### PROVIDED ENTRIES
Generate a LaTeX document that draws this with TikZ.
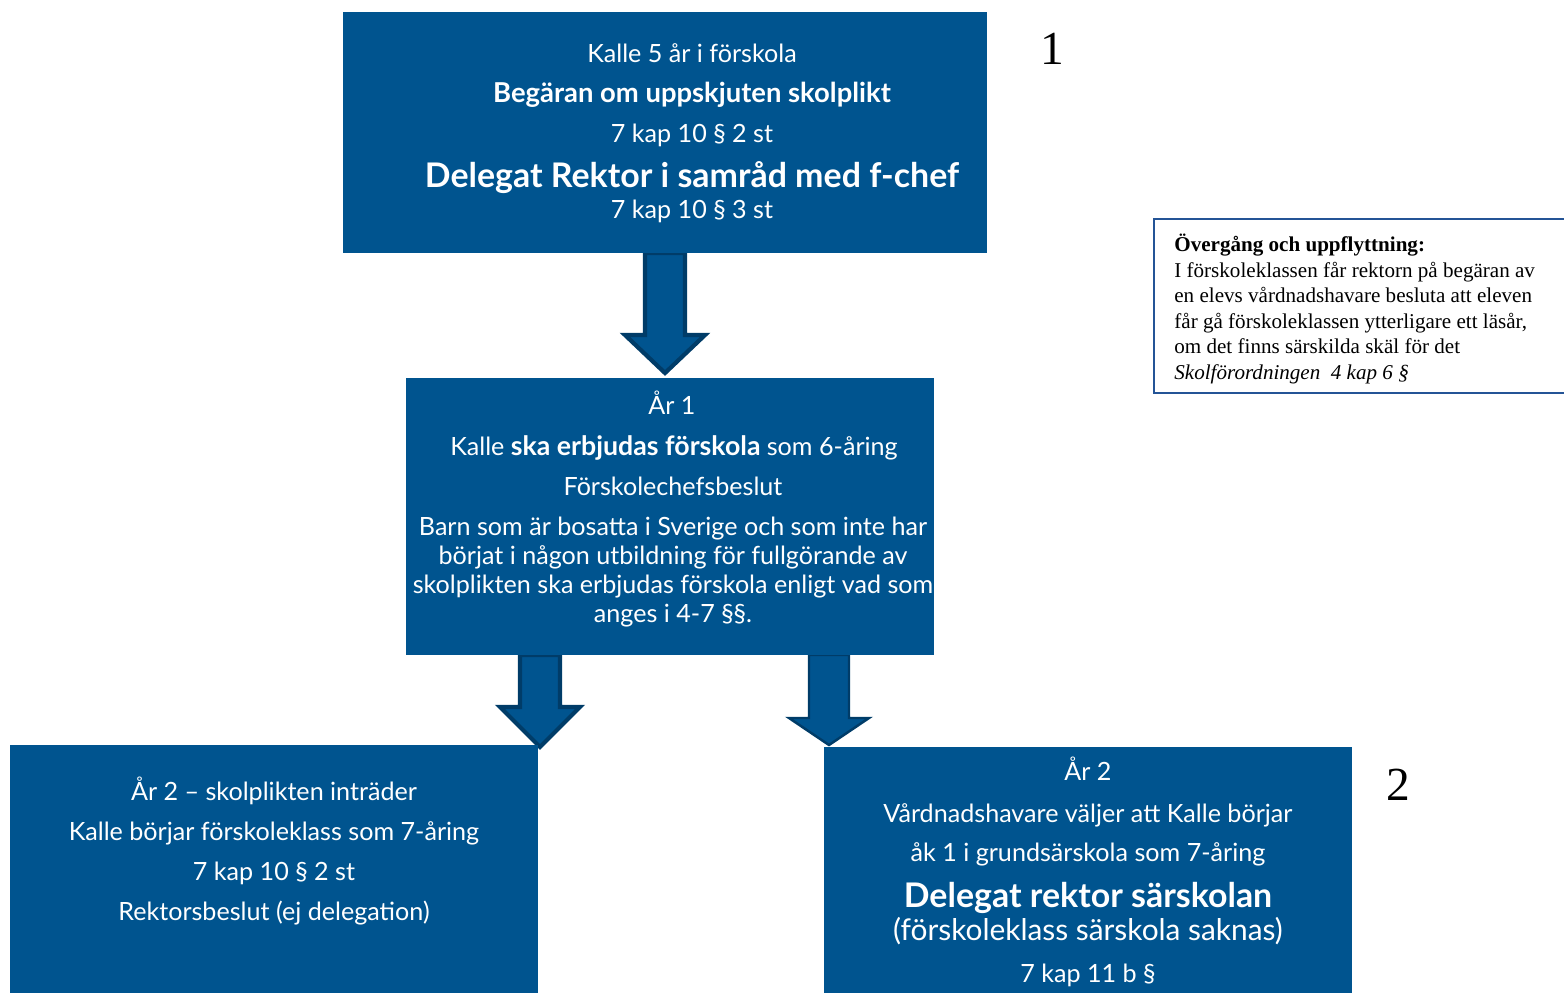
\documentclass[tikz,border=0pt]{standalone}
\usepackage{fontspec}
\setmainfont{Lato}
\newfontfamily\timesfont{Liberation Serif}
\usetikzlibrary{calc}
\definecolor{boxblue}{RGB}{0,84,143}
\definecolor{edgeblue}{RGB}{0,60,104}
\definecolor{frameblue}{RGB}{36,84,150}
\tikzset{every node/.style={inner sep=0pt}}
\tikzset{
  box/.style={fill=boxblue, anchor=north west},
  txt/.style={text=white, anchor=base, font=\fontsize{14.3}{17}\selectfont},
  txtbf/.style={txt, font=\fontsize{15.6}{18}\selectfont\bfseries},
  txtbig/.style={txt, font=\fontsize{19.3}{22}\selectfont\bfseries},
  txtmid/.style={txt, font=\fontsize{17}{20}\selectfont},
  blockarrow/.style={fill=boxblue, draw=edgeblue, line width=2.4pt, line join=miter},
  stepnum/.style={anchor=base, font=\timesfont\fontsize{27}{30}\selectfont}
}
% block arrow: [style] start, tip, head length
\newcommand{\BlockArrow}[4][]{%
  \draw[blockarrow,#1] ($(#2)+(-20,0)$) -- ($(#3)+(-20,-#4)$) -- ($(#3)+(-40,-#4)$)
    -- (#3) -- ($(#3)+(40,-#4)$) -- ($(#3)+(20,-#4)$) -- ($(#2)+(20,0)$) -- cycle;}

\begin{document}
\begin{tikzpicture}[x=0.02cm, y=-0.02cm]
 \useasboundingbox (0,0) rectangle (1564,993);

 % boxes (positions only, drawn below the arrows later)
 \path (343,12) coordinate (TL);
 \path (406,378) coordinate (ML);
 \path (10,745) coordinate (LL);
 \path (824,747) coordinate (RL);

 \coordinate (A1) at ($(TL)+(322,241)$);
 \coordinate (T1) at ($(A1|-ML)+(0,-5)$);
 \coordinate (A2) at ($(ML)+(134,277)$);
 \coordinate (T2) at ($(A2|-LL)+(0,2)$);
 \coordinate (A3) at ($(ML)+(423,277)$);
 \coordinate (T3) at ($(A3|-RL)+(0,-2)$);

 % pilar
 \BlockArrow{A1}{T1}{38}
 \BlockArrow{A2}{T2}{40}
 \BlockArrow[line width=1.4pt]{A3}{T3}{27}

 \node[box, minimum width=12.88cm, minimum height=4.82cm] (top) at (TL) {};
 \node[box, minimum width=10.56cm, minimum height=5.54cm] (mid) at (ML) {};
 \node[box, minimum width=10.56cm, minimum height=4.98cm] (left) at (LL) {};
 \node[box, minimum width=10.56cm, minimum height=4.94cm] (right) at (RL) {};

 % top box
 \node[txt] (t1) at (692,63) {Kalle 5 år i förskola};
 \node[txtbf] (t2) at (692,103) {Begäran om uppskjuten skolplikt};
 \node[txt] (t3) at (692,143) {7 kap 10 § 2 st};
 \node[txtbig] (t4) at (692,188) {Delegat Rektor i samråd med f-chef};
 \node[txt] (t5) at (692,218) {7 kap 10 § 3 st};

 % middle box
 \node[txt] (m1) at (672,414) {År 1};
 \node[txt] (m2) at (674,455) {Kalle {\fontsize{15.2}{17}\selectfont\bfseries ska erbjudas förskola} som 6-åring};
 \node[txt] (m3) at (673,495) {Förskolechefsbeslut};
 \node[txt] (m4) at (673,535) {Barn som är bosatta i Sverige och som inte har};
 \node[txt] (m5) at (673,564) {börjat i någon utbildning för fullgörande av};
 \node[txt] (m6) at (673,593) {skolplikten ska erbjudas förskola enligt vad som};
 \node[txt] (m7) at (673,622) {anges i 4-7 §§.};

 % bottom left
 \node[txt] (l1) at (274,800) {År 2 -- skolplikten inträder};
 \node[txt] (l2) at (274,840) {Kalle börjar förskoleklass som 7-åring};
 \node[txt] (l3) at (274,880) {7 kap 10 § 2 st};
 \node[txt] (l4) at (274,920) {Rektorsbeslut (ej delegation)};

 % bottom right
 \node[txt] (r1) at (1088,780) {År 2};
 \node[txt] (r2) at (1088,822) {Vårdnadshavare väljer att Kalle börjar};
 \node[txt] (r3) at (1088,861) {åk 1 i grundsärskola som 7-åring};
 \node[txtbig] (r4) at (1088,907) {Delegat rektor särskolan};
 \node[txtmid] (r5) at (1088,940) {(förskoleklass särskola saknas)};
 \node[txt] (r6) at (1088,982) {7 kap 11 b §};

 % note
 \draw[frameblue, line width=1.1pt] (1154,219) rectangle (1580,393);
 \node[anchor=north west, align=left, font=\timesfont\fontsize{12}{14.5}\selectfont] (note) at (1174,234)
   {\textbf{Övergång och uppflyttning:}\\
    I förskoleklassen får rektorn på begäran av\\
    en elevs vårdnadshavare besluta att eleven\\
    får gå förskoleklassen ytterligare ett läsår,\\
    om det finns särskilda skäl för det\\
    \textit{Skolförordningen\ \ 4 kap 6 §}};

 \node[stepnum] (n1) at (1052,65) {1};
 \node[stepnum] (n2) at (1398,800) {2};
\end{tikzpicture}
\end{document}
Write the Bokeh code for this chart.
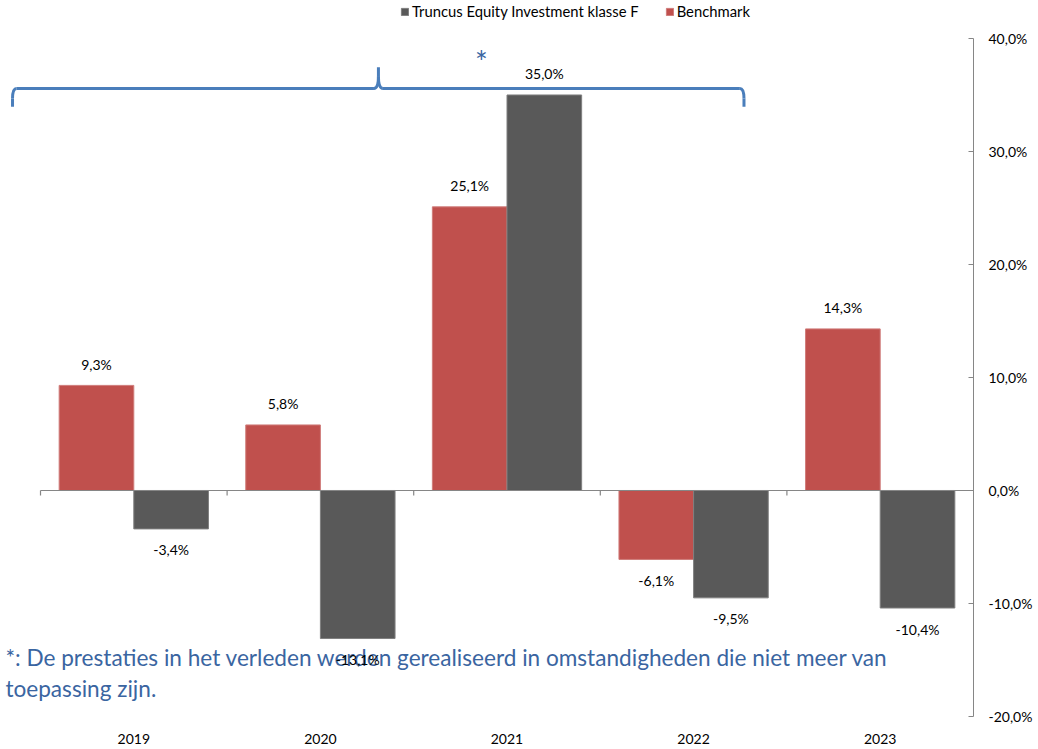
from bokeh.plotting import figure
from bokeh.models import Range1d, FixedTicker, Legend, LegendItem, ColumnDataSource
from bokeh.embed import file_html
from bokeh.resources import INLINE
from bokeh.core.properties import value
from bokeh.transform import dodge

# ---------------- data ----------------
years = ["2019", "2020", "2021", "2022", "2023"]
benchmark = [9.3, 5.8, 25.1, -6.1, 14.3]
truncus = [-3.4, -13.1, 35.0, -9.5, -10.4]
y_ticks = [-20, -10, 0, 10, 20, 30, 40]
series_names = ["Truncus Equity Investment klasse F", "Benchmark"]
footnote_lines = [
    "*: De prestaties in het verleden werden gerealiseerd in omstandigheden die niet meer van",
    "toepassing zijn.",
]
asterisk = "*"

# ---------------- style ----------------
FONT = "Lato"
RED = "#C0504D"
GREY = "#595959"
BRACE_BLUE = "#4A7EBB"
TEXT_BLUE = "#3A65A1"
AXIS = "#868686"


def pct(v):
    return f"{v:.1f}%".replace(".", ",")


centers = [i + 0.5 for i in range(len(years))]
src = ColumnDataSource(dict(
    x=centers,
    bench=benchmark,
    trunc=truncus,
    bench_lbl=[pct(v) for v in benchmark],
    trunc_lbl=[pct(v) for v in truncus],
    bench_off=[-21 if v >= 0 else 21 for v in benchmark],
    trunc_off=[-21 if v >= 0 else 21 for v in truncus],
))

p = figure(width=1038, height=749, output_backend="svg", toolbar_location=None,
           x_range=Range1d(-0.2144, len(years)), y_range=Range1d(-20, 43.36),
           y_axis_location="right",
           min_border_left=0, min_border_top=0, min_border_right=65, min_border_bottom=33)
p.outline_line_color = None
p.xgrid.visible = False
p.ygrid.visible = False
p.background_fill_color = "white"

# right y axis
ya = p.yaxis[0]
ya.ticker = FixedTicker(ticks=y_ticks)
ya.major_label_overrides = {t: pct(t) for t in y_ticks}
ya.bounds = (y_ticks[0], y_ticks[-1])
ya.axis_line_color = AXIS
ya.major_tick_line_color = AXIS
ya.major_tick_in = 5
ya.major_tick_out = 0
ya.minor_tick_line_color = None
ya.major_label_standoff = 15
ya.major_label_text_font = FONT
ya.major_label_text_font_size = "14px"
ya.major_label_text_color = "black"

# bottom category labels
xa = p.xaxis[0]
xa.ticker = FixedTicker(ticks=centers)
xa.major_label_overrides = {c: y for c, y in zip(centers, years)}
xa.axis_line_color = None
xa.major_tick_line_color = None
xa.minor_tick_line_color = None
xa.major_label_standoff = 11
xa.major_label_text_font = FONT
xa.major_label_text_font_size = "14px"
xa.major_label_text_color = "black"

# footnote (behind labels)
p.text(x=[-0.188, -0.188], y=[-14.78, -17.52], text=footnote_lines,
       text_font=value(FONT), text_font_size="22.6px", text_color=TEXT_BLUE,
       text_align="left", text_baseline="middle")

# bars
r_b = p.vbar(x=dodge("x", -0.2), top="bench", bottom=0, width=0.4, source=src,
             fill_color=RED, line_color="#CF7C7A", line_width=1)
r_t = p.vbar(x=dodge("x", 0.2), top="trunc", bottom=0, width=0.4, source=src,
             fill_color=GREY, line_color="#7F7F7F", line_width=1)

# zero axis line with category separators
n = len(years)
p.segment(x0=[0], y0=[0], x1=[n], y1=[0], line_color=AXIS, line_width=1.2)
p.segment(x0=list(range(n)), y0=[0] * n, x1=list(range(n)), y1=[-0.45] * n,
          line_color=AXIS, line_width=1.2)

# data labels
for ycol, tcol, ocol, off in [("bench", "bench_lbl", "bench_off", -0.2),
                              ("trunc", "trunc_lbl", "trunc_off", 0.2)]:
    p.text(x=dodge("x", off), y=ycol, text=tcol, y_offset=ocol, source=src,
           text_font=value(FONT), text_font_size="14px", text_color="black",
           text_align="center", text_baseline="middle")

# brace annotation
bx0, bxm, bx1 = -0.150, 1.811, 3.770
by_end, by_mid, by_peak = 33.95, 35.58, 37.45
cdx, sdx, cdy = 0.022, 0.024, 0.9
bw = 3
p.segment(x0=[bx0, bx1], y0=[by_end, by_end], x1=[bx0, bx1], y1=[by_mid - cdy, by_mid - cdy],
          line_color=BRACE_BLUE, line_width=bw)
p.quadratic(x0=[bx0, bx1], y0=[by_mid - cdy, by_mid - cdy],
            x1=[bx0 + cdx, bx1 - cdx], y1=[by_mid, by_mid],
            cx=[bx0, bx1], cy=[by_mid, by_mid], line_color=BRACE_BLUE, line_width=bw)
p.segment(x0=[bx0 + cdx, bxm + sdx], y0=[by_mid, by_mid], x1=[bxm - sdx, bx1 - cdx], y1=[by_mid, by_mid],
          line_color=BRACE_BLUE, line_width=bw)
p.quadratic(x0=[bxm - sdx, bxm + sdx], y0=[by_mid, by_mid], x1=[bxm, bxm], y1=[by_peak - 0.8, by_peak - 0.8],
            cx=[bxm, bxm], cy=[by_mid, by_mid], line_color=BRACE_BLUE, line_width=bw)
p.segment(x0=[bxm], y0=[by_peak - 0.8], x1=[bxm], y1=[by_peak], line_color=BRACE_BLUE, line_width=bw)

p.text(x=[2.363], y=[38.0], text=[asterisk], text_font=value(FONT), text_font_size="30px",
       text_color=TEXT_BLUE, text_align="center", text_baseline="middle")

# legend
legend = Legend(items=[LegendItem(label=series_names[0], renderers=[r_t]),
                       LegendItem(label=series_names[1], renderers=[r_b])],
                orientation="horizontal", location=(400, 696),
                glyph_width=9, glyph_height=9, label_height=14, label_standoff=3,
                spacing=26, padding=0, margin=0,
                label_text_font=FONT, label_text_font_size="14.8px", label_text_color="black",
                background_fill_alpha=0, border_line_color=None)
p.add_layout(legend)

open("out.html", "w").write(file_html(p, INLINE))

### DIRECTIONS
Copy out exactly the material that runs from the line with "Write the Bokeh code for this chart." to the line with "from bokeh.transform import dodge", ends included, and leave the pictures behind.

### FINAL RESULT
Write the Bokeh code for this chart.
from bokeh.plotting import figure
from bokeh.models import Range1d, FixedTicker, Legend, LegendItem, ColumnDataSource
from bokeh.embed import file_html
from bokeh.resources import INLINE
from bokeh.core.properties import value
from bokeh.transform import dodge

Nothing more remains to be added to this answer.